Detroit is the most American of American cities. In its heyday, it drew unto itself by the hundreds of thousands blacks and whites from the South, Jews, and assorted "ethnics" from Europe. A Detroit neighborhood in the fifties was "a microcosm, an urban experience," Tiger Stadium Fan Club founder Frank Rashid (himself Lebanese) once told me. "We had the influx of blacks. We had a Chinese family, a German family. I can't imagine a better childhood. Don't tell me it doesn't work. It worked. It was great, it was wonderful. What a way to learn from other people and to get a sense of what could and what should be."
Already then, the yang of industrial triumph carried within itself the yin of its own demise. The city emptied out in the sixties, with white flight accelerating after the 1967 riot. By the time I arrived in 1991, the physical city was in places a burned-out shell of its former self. In a seemingly recovering neighborhood like Corktown, where I lived, you could read the curve of the city's history: a brick house built at the turn of the century, maintained just to the point of being inhabitable (by the now elderly sister of Ty Cobb's personal batboy); across the street, what in the 1860s had been a German immigrant's farmhouse, impressively restored by an affluent stockbroker; down the block, a crack house. On the next block: the charred wreck of a house recently burned by its owner for insurance. Across the street: an empty lot.
Who was to blame for the city's state was a rhetorical question that hovered in the air amid the dignified half-empty skyscrapers and seeped unspoken into conversations.
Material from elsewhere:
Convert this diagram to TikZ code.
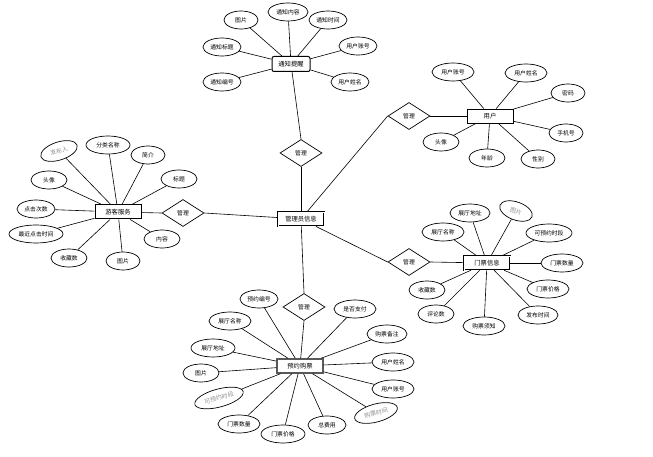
\documentclass[tikz,border=0pt]{standalone}
\usepackage{fontspec}
\setmainfont{Noto Sans CJK SC}
\newfontfamily\serifcjk{Noto Sans CJK SC}
\usetikzlibrary{shapes.geometric}
\tikzset{
  attr/.style={ellipse,draw=black,line width=0.7pt,minimum width=38pt,minimum height=18pt,inner sep=0.5pt,font=\fontsize{5.8}{6}\selectfont},
  gattr/.style={attr,text=gray!85,font=\fontsize{6}{6}\selectfont},
  ent/.style={rectangle,draw=black,line width=1pt,minimum width=46pt,minimum height=14pt,inner sep=1pt,font=\fontsize{6.3}{7}\selectfont},
  rel/.style={diamond,draw=black,line width=0.7pt,minimum width=42pt,minimum height=27pt,inner sep=0pt,aspect=1.6,font=\fontsize{5.8}{6}\selectfont},
  ln/.style={draw=black,line width=0.6pt}
}
\begin{document}
\begin{tikzpicture}[x=1pt,y=-1pt]
\useasboundingbox[fill=white] (0,0) rectangle (653,457);
% entities
\node[ent,rounded corners=2pt,minimum width=38pt,minimum height=15pt] (tz) at (291,64) {通知提醒};
\node[ent,line width=0.7pt] (yh) at (490,116) {用户};
\node[ent] (yk) at (118,212) {游客服务};
\node[ent,line width=0.8pt,double,double distance=0.6pt] (gl) at (301,219) {管理员信息};
\node[ent,double,double distance=0.6pt,line width=0.6pt] (mp) at (487,263) {门票信息};
\node[ent,draw=gray!70!black,line width=1.4pt] (yy) at (300,366) {预约购票};
% relations
\node[rel] (r1) at (301,153) {管理};
\node[rel] (r2) at (183,213) {管理};
\node[rel] (r3) at (409,116) {管理};
\node[rel] (r4) at (409,262) {管理};
\node[rel] (r5) at (304,307) {管理};
% 通知提醒 attributes
\node[attr,minimum width=34pt] (t1) at (241,20) {图片};
\node[attr,minimum width=40pt] (t2) at (288,12) {通知内容};
\node[attr] (t3) at (328,20) {通知时间};
\node[attr] (t4) at (222,47) {通知标题};
\node[attr] (t5) at (358,46) {用户账号};
\node[attr] (t6) at (222,82) {通知编号};
\node[attr] (t7) at (350,82) {用户姓名};
\foreach \a in {t1,t2,t3,t4,t5,t6,t7} \draw[ln] (\a) -- (tz);
% 用户 attributes
\node[attr,minimum width=42pt] (u1) at (453,72) {用户账号};
\node[attr,minimum width=42pt] (u2) at (526,73) {用户姓名};
\node[attr,minimum width=34pt] (u3) at (568,93) {密码};
\node[attr,minimum width=34pt] (u4) at (566,133) {手机号};
\node[attr,minimum width=34pt] (u5) at (538,159) {性别};
\node[attr,minimum width=36pt] (u6) at (487,158) {年龄};
\node[attr,minimum width=36pt] (u7) at (441,142) {头像};
\foreach \a in {u1,u2,u3,u4,u5,u6,u7} \draw[ln] (\a) -- (yh);
% 游客服务 attributes
\node[gattr,rotate=18,minimum width=38pt] (k1) at (59,151) {\serifcjk 发布人};
\node[attr,minimum width=44pt] (k2) at (108,145) {分类名称};
\node[attr,minimum width=34pt] (k3) at (148,155) {简介};
\node[attr,minimum width=36pt] (k4) at (179,179) {标题};
\node[attr,minimum width=36pt] (k5) at (49,180) {头像};
\node[attr] (k6) at (36,209) {点击次数};
\node[attr,minimum width=54pt] (k7) at (36,234) {最近点击时间};
\node[attr,minimum width=36pt] (k8) at (69,258) {收藏数};
\node[attr,minimum width=34pt] (k9) at (123,261) {图片};
\node[attr,minimum width=36pt] (k10) at (162,239) {内容};
\foreach \a in {k1,k2,k3,k4,k5,k6,k7,k8,k9,k10} \draw[ln] (\a) -- (yk);
% 门票信息 attributes
\node[attr,minimum width=40pt] (m1) at (470,213) {展厅地址};
\node[gattr,rotate=-20,minimum width=34pt] (m2) at (516,211) {\serifcjk 图片};
\node[attr,minimum width=42pt] (m3) at (443,232) {展厅名称};
\node[attr,minimum width=46pt] (m4) at (549,233) {可预约时段};
\node[attr,minimum width=42pt] (m5) at (562,263) {门票数量};
\node[attr,minimum width=42pt] (m6) at (548,289) {门票价格};
\node[attr,minimum width=40pt] (m7) at (538,315) {发布时间};
\node[attr,minimum width=42pt] (m8) at (484,326) {购票须知};
\node[attr,minimum width=36pt] (m9) at (436,314) {评论数};
\node[attr,minimum width=36pt] (m10) at (427,290) {收藏数};
\foreach \a in {m1,m2,m3,m4,m5,m6,m7,m8,m9,m10} \draw[ln] (\a) -- (mp);
% 预约购票 attributes
\node[attr,minimum width=38pt] (y1) at (259,299) {预约编号};
\node[attr,minimum width=42pt] (y2) at (355,309) {是否支付};
\node[attr,minimum width=42pt] (y3) at (230,321) {展厅名称};
\node[attr,minimum width=40pt] (y4) at (387,334) {购票备注};
\node[attr,minimum width=44pt] (y5) at (213,348) {展厅地址};
\node[attr,minimum width=42pt] (y6) at (393,362) {用户姓名};
\node[attr,minimum width=36pt] (y7) at (201,373) {图片};
\node[attr,minimum width=42pt] (y8) at (393,389) {用户账号};
\node[gattr,rotate=15,minimum width=50pt] (y9) at (219,398) {\serifcjk 可预约时段};
\node[gattr,rotate=15,minimum width=44pt] (y10) at (376,413) {\serifcjk 购票时间};
\node[attr,minimum width=42pt] (y11) at (239,424) {门票数量};
\node[attr,minimum width=44pt] (y12) at (283,434) {门票价格};
\node[attr,minimum width=38pt] (y13) at (327,425) {总费用};
\foreach \a in {y1,y2,y3,y4,y5,y6,y7,y8,y9,y10,y11,y12,y13} \draw[ln] (\a) -- (yy);
% relation links
\draw[ln] (tz) -- (r1.north);
\draw[ln] (r1.south) -- (gl);
\draw[ln] (gl) -- (r2.east);
\draw[ln] (r2.west) -- (yk);
\draw[ln] (gl) -- (r3.west);
\draw[ln] (r3.east) -- (yh);
\draw[ln] (gl) -- (r4.west);
\draw[ln] (r4.east) -- (mp);
\draw[ln] (gl) -- (r5.north);
\draw[ln] (r5.south) -- (yy);
\end{tikzpicture}
\end{document}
The battle lines were clear enough: blacks blamed whites; whites blamed blacks. It wasn't quite as black and white as that, but it was difficult and trying for even well-meaning and intelligent people to cross the line symbolized so starkly by Eight Mile Road.
Like Detroit, baseball is a rich and complex metaphor. "Baseball has had a different and more important role in Detroit than it has in New York or in many other American cities," asserts Patrick Harrigan, rightly, and it is my privilege to have served my apprenticeship helping Michael Betzold to demonstrate this in Queen of Diamonds: The Tiger Stadium Story (1991), the history of the site where baseball has been played in Detroit since 1896. At the corner of Michigan and Trumbull Avenues, two of the most telling of American metaphors intersect.
It's right out there in your face, as always. Nineteen forty-five was "the end of the magic," Detroit native Don Shapiro told me. "The war was over. Hitler was dead. I was already graduating from dental school. And [Hank] Greenberg came back [from serving in the war] for one last heroic home run, to win the game against the St. Louis Browns on the last day of the season. It was the loss of innocence, there's no question about it. It was never the same after that."
Yet for some decades more, as Harrigan puts it, "Continuity and memories combined with postwar prosperity to produce … a sense among Detroiters that Detroit baseball was one of the constancies of life." The 1968 World Series champions were "a fascinating mix of personalities," wrote my co-author, Michael Betzold. "The integrated, never-say-die Tigers provided Detroit a badly needed image of achievement and equality. They were a team of strong-willed individuals, each contributing his share to collective success. In a city where people were arming themselves to the teeth, many were fleeing, and social divisions were widening, the Tigers embodied hope and unity. Throughout that turbulent summer, Michigan and Trumbull was a common ground where people set aside their differences, where everything somehow turned out all right in the end."